Незавидна была послевоенная судьба Лаппеенранты: в разграбленном и сожженном городе остались несколько десятков прежних жителей. Сюда начали переселять людей из Выборга и Выборгской губернии. Прошло немало лет прежде, чем военные раны затянулись.

В 1743 г. российско-шведская война закончилась Абосским мирным договором, по которому русско-шведская граница отодвинулась на запад и прошла по реке Кюмийоки. Лаппеенранта, Хамина, Савонлинна и другие города Южной Финляндии стали русскими. В 1750-х гг. в Лаппеенранте обосновался русский пограничный полк.

В 1791 г. российская императрица Екатерина II поручила генералу Александру Суворову заняться укреплением границы со Швецией.

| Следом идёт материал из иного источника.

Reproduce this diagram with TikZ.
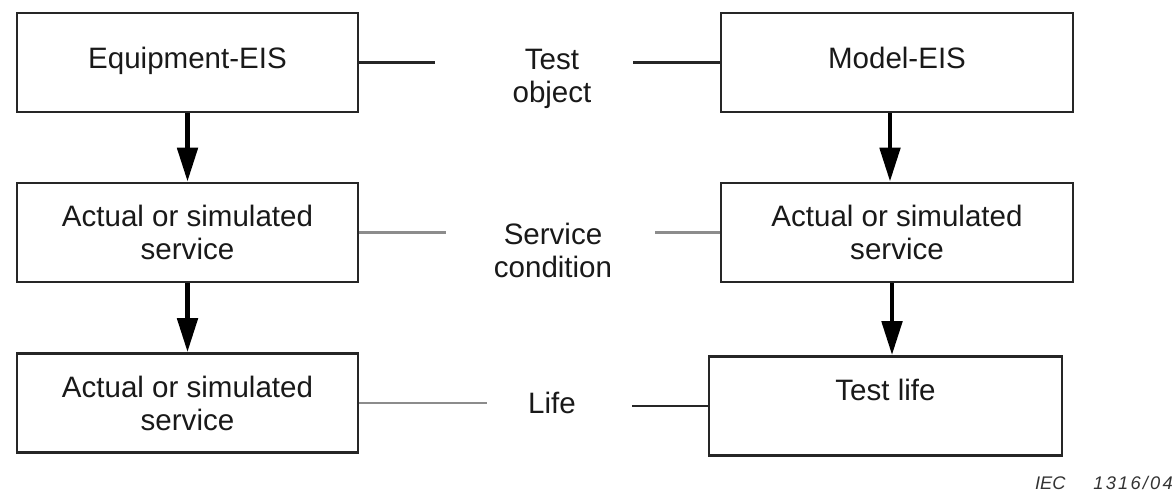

В результате крепость Лаппеенранта подверглась серьезной перестройке: валы вокруг крепости были подняты и укреплены, на смену старым бастионам пришли новые, более мощные. Для защиты Санкт-Петербурга Александр Суворов создал на территории Старой Финляндии фортификационную систему из трех цепей укреплений, которая объединила крепости в Петрозаводске, Выборге, Савонлинне, Кронштадте. Одновременно с этим были прорыты каналы для маневров Сайменского флота, стоявшего в Лаппеенранте с 1788 г. Каналы, соединившие Савонлинну и Лаппеенранту, финны по сей день называют Суворовскими. Суворовские укрепления были очень надежны, но в скором времени оказались бесполезны, поскольку через 10 лет после завершения строительства Финляндия была присоединена к России. Сооружения теперь находились в глубине российской территории.

В XIX веке с открытием курорта и Сайменского канала в городе стал развиваться туризм. В 1885 г. Лаппеенранту посетила российская императорская семья. Войны разрушали идиллию небольшого города еще три раза в XX веке: во время Гражданской войны 1918 г., Советско-финской «зимней войны» 1939-1940 гг., и Второй мировой войны.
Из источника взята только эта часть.